П. А. Вяземский 15 сентября 1831 года записал в дневнике: “Как ни говори, а стихи Жуковского — вопрос жизни и смерти между нами. Для меня они такая пакость, что я предпочел бы им смерть”1. Д. Ф. Фикельмон — П. А. Вяземскому 13 октября 1831 года: “Если бы Вы были для меня чужим, безразличным, если бы я не имела к Вам тени дружбы, дорогой князь, все это исчезло бы с тех пор, как я прочла Ваше письмо к мамб, по поводу стихов Пушкина на взятие Варшавы”2. П. Я. Чаадаев — Пушкину 18 сентября 1831 года: “Вот вы, наконец, и национальный поэт; вы, наконец, угадали свое призвание. <...> Стихотворение к врагам России особенно замечательно; это я говорю вам. <...> Не все здесь одного со мною мнения, вы, конечно, не сомневаетесь в этом, но пусть говорят, что хотят — а мы пойдем вперед”3. Н. А. Мельгунов — С. П. Шевыреву 21 декабря 1831 года: “Мне досадно, что ты хвалишь Пушкина за последние его вирши. Он мне так огадился как человек, что я потерял к нему уважение даже как к поэту”4. Уже через год, 2 октября 1832 года, Александр Тургенев в письме брату Николаю вспоминал об ожесточенных спорах между Пушкиным и Вяземским, свидетелем которых он был, когда они, горячась, обвиняли друг друга, а он “страдал за обоих”. И продолжая старый разговор, он соглашался с братом: “Твое заключение о Пушкине справедливо: в нем точно есть еще варварство”5.

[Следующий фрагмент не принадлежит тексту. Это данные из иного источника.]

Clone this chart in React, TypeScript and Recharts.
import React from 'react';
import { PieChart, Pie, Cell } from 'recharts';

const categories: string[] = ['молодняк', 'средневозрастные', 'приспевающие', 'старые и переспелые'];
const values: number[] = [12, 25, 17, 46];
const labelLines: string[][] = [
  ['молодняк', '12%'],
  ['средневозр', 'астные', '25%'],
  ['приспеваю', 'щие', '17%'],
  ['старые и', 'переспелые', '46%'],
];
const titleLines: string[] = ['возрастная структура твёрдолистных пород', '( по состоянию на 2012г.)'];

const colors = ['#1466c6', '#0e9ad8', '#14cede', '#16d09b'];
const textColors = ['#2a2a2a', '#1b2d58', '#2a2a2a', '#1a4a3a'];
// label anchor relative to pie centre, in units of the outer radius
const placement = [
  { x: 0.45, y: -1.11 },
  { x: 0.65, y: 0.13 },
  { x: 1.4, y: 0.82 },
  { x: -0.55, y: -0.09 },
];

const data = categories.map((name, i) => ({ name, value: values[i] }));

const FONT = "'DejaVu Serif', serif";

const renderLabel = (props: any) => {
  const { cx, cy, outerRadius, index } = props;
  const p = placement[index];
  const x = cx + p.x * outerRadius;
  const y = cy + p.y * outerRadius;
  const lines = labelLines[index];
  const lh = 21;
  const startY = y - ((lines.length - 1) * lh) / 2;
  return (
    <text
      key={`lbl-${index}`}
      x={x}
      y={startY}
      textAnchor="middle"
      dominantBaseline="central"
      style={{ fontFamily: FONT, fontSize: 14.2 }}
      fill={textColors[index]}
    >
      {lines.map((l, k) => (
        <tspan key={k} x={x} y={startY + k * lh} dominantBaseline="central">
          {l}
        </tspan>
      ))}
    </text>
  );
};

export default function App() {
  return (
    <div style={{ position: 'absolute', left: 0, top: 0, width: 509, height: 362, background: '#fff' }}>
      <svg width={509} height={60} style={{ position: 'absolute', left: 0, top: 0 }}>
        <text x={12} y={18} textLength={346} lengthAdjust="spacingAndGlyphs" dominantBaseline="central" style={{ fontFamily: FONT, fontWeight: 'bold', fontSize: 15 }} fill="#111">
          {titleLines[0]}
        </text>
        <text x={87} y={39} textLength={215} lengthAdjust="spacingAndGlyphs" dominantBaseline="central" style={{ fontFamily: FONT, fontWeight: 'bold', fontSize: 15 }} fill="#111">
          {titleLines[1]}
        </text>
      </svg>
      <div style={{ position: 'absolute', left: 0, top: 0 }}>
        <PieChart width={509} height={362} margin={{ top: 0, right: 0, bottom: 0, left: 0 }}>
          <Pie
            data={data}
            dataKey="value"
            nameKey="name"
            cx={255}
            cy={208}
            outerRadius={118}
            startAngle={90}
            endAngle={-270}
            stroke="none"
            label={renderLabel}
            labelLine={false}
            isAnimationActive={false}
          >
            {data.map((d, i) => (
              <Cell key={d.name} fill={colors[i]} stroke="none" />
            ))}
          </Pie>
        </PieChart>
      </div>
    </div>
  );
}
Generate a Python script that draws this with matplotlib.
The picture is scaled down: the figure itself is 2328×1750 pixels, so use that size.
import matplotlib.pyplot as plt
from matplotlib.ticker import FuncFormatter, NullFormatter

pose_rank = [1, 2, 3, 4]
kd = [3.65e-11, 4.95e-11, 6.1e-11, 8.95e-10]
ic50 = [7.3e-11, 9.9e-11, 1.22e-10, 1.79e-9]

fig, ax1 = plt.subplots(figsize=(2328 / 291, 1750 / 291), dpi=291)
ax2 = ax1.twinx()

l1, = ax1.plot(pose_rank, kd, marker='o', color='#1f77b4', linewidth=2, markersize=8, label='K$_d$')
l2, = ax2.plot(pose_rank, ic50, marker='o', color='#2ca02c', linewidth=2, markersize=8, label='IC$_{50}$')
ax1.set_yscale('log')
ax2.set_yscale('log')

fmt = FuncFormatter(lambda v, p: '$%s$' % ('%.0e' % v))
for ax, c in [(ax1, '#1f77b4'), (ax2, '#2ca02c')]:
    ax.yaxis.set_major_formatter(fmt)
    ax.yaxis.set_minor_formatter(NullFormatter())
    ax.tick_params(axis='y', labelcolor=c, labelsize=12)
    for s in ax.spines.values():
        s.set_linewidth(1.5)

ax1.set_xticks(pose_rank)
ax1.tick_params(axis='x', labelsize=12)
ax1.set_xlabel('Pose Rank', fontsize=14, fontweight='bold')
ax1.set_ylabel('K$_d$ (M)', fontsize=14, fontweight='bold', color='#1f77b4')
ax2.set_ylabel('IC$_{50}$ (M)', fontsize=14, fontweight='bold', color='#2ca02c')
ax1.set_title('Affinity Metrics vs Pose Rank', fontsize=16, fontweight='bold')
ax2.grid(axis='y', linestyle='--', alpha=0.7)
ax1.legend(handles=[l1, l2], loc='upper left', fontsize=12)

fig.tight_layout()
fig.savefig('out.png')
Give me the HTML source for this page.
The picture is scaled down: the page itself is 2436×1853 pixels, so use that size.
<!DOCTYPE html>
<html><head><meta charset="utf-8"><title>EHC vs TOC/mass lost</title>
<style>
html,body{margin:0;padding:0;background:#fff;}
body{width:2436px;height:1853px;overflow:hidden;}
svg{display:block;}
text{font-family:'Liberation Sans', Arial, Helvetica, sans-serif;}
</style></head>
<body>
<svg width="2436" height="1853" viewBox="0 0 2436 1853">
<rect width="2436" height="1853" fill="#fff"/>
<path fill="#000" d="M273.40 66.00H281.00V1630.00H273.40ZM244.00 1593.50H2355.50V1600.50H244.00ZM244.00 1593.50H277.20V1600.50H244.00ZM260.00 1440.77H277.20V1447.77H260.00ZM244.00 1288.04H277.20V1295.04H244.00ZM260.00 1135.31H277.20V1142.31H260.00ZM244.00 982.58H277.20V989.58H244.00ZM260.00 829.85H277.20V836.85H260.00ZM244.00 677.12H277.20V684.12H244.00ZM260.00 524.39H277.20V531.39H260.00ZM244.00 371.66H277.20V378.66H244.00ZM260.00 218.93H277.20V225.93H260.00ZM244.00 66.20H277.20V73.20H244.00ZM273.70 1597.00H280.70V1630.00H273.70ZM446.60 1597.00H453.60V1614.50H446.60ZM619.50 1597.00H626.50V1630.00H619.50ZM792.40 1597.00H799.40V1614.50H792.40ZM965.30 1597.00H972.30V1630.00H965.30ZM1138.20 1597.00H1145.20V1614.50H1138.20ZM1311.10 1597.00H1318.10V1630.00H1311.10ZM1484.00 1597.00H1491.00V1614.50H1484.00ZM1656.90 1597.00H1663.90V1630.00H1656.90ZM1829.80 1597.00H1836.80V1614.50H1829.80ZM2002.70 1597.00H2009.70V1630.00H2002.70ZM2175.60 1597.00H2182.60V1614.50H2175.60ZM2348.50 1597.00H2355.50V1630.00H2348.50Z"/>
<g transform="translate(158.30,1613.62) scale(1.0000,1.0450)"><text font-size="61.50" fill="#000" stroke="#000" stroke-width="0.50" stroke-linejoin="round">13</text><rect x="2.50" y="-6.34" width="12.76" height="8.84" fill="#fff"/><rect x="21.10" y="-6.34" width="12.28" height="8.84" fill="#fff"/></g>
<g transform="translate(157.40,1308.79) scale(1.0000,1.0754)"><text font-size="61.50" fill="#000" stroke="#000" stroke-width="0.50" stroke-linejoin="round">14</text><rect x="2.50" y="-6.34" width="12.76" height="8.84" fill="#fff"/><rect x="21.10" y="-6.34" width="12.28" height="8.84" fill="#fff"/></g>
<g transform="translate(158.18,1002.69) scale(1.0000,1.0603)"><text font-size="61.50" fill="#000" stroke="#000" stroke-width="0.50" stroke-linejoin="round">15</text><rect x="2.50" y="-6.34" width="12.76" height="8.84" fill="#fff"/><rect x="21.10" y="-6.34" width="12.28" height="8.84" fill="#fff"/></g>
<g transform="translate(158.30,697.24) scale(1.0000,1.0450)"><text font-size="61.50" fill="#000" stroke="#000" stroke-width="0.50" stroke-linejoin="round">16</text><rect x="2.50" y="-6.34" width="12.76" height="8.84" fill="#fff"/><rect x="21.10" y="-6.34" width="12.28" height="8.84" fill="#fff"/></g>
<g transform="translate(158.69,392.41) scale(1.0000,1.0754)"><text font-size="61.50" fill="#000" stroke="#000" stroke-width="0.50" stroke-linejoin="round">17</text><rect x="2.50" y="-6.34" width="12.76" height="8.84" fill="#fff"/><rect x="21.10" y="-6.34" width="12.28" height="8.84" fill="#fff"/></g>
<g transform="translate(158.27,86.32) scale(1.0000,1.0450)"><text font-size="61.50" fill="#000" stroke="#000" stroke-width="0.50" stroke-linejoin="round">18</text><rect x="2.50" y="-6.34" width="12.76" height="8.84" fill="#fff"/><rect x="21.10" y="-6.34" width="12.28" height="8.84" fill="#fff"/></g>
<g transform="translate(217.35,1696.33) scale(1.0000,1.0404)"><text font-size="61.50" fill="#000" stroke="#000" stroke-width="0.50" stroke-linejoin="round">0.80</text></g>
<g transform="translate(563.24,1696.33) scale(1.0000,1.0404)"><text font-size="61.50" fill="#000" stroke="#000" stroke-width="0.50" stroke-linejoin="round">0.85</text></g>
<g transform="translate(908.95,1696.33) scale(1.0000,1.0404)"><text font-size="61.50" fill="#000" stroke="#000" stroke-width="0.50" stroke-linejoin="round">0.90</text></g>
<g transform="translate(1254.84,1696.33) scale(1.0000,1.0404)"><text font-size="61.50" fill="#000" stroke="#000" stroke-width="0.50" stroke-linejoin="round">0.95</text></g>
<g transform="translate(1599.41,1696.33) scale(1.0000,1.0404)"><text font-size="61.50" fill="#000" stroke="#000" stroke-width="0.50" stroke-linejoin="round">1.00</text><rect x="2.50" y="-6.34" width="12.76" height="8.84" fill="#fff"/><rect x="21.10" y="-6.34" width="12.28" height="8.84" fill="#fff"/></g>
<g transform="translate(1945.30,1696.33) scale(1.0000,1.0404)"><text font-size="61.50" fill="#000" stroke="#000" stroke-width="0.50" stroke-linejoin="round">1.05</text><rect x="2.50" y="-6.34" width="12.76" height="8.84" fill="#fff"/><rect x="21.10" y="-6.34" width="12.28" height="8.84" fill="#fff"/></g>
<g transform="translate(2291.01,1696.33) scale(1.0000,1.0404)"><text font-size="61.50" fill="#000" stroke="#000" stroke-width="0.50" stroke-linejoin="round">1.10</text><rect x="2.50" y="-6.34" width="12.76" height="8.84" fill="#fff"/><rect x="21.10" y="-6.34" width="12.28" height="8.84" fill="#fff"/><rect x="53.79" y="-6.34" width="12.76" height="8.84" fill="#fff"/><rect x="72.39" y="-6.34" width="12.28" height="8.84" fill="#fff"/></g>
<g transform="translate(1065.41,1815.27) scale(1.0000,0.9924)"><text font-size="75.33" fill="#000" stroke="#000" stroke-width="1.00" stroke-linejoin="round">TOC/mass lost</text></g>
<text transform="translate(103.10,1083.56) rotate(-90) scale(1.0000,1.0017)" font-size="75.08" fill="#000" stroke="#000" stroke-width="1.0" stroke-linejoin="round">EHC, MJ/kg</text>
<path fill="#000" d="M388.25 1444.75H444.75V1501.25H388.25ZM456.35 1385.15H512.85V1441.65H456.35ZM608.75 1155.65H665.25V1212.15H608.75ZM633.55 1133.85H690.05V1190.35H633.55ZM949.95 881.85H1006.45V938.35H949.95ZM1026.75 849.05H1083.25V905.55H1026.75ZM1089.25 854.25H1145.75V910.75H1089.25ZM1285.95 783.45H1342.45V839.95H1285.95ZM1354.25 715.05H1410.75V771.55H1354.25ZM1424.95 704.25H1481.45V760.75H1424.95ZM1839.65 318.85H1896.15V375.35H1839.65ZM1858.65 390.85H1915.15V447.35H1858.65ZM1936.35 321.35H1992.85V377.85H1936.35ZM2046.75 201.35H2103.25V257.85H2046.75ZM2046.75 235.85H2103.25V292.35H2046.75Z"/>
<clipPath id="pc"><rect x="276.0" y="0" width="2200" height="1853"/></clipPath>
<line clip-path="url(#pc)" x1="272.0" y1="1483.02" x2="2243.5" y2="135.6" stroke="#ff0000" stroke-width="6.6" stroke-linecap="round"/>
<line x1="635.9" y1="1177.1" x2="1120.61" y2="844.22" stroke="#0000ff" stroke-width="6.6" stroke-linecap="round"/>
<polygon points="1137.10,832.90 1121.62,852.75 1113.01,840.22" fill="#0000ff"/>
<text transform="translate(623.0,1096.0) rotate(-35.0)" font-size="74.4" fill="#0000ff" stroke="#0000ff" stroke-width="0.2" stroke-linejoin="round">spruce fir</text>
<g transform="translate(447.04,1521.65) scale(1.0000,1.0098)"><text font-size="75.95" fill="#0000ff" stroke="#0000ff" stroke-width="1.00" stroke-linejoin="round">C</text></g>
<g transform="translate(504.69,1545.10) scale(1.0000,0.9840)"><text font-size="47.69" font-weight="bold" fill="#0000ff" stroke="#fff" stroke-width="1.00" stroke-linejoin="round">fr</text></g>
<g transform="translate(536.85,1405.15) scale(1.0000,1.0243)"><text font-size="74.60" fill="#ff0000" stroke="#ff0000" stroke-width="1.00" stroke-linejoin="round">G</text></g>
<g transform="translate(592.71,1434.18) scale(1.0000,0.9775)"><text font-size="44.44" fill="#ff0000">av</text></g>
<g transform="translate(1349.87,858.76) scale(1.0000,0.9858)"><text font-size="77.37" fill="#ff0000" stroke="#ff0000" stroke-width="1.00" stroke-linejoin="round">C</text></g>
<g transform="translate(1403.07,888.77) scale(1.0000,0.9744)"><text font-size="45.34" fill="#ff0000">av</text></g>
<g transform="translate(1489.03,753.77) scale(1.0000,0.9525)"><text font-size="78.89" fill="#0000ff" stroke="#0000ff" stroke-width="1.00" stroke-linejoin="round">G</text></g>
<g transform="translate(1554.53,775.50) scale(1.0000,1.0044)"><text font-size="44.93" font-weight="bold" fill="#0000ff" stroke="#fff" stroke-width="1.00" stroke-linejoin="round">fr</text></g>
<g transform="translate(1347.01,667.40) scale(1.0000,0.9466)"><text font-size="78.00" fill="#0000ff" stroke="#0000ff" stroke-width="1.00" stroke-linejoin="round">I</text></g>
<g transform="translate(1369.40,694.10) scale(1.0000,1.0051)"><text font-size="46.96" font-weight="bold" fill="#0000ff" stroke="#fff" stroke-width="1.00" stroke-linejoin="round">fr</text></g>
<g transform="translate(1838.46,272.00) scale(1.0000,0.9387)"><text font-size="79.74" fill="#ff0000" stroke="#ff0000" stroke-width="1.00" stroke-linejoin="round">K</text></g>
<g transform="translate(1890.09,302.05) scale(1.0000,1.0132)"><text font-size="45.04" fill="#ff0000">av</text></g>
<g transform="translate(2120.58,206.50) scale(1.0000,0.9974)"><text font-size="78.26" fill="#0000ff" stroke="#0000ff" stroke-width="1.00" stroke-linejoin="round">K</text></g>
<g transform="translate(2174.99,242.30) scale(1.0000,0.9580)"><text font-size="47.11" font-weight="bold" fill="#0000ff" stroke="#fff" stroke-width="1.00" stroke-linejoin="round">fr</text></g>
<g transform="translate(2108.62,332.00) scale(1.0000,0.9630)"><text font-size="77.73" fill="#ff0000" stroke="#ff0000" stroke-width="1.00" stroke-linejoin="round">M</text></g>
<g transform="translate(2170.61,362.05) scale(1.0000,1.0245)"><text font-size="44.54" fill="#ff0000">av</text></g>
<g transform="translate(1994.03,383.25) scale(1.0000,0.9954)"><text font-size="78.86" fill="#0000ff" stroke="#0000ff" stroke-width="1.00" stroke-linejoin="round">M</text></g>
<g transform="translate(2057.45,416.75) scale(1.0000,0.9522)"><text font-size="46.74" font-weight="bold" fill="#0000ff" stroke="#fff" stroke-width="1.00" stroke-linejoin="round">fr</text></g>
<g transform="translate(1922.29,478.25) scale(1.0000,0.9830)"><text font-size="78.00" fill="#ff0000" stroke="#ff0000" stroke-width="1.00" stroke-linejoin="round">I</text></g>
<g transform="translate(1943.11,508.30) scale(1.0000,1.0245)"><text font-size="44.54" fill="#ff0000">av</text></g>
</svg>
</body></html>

Говоря о спорах и разногласиях внутри русского общества, необходимо учитывать, что в них неизменно присутствует еще один незримый оппонент или союзник — Запад, Европа. Стихотворения Пушкина о польском восстании очень характерны в этом отношении. С одной стороны, Пушкин в них обращается именно к европейским политикам и журналистам, а не к своим соотечественникам, исповедующим те же взгляды. С другой стороны, стихотворения, формально адресованные французским депутатам, реально предназначались все-таки русской аудитории прежде всего. Этим, возможно, объясняется и несколько невнятный эпизод с публикацией стихотворений за границей, вызвавший обидную реплику Вяземского: Пушкин “кажет им шиш из кармана”. (Известно, что Пушкин как будто собирался довести свою отповедь до сведения французских парламентариев и искал с этой целью переводчика. Но неясно, что мешало ему самому перевести свои стихотворения на французский язык и переслать их в Париж.)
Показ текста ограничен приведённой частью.